We can thank Errol Morris for a couple of things in his 1988 documentary The Thin Blue Line. First, he successfully exposed some serious flaws in a criminal case which resulted in the death sentence of Randall Adams in Dallas in 1976. His work helped correct this egregious wrong and freed an innocent man from life in prison. Second, we can thank the filmmaker for the proliferation of crime reenactments used ad nauseam by true crime television shows. You gain some, you lose some.

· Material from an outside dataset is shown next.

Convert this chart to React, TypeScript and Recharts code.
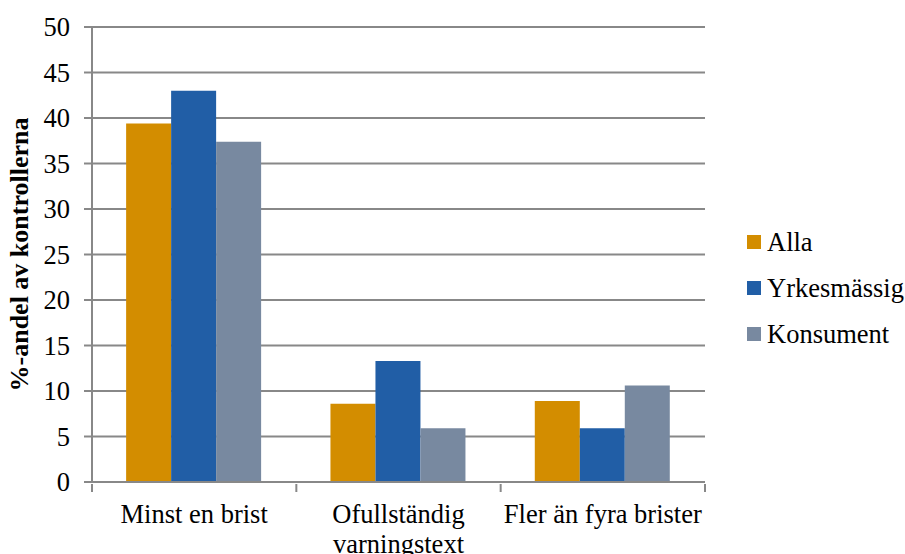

Randall Adams ran out of gas one day and hitched a ride with David Harris. As Adams pointed out, he’s not sure what would’ve happened had he not ran out of gas. What if David Harris wasn’t around? What if Adams refused the ride? His life may have been a lot different as it wasn’t long before Adams found himself in a police station being questioned for the murder of Dallas police officer Robert Wood. The officer had been shot numerous times after a routine traffic stop and Adams was said to be the shooter. The real shooter was actually the teenager, David Harris, but the police department and the DA’s office put together a case which pinned the blame on Adams. Harris, being the stand out guy he proved to be, had no problem blaming Adams. After all, Harris was previously bragging about killing a cop, only to take back those statements once the police caught up with him.

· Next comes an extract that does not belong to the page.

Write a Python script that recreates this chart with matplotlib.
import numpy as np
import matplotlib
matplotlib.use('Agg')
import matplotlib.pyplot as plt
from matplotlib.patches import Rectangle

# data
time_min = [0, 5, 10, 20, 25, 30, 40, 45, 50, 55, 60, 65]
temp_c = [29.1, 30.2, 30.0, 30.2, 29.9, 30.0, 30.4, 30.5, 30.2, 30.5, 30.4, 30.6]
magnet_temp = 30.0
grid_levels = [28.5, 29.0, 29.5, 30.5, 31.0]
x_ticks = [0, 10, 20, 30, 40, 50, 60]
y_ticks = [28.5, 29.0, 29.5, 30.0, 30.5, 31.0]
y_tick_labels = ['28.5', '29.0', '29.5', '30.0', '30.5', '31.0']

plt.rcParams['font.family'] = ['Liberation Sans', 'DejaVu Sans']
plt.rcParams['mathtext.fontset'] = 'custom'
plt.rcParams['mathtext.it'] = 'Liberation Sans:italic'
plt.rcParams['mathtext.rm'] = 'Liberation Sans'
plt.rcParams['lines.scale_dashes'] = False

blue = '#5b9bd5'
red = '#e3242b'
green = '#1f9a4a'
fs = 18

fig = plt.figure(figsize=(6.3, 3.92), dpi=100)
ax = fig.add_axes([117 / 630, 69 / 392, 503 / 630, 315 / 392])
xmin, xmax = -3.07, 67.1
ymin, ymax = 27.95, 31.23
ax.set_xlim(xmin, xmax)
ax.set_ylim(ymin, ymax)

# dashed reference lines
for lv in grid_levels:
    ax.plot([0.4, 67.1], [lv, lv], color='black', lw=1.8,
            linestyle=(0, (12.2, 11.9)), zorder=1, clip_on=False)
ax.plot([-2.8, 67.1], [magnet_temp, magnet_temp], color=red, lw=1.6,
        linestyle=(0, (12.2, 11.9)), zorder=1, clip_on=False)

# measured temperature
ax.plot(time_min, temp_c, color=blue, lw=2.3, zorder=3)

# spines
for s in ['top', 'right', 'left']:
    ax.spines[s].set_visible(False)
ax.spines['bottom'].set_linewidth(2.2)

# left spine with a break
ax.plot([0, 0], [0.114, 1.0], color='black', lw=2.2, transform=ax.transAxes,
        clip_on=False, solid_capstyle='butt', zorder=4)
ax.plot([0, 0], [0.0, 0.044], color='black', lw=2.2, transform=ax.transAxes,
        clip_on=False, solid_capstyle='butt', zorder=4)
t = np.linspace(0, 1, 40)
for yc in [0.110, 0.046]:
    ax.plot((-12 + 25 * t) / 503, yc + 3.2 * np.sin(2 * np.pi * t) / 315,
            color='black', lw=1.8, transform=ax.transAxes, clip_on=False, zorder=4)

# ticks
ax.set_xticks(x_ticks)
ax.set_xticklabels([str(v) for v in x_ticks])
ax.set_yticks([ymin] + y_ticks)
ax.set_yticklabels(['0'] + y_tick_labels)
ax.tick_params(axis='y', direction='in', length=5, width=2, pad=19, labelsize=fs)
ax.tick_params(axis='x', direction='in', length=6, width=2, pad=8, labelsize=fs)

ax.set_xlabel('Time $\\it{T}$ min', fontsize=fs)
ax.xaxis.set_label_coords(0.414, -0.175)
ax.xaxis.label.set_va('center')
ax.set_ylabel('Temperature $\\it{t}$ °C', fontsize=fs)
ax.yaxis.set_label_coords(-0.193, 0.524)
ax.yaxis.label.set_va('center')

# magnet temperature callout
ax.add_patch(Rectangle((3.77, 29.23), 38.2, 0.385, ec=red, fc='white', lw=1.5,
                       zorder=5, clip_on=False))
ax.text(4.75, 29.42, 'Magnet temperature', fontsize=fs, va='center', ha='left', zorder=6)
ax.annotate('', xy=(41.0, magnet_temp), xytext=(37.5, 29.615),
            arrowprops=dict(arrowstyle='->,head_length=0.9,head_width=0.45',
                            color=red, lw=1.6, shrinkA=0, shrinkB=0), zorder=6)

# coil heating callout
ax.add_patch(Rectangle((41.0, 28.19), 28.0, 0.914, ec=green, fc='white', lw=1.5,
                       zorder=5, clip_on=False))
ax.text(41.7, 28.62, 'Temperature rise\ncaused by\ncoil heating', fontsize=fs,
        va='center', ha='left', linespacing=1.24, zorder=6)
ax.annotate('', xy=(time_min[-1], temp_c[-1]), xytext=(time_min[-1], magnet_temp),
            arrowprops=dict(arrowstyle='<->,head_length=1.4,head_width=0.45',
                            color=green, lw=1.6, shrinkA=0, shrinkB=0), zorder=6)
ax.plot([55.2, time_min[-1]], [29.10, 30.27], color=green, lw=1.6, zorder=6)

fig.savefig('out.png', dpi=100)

Morris’ filmmaking is groundbreaking in a number of ways. First, he reconstructs the events based on testimonies we see on screen. The accompanied reenactments are commonplace today but back then it was controversial. Documentaries can’t do that. They can only show what is captured; at least that was the thinking at the time until Morris punched critics and viewers in the gut by not only using reenactments but using them extensively throughout the 100 minute film. The interviews are shot straight on, with most subjects sitting dead center in the screen and staring down the camera, which was unheard of at the time and still not considered a best practice for interviews. Finally, the soundtrack by Phillip Glass is stylish, unlike those typically used previously for documentaries; especially those dealing with such serious matters.
The interviews are engaging enough but don’t pickup until some of the questionable witnesses make an appearance. Laughter ensues as one woman says she’s always witnessing killings and has a keen eye for such things. Her husband is almost as odd. Turns out the two have a shaky track record for telling the truth. At least one other witness comes on and we discover he’s confident he can identify Adams as the killer but then later learn that he couldn’t see much of anything and was trying to cover up his passenger, a girlfriend his wife wouldn’t be happy to hear about.
With no shortage of reenactments and non-stop interviews, keeping track of all the details becomes a little harrowing. Errol Morris will never be accused of not paying enough attention to detail. This does does not always make for great storytelling though. By the time the film ends it feels as though you’ve consumed enough information to personally prosecute the case against Harris and defend Adams.
The Thin Blue Line will likely be remembered as much for its groundbreaking approach to documentary film making as it will for helping free an innocent man from life in prison. Watching it nearly 25 years since its release makes you appreciate how much of an impact this film has had on documentaries since – quite an achievement.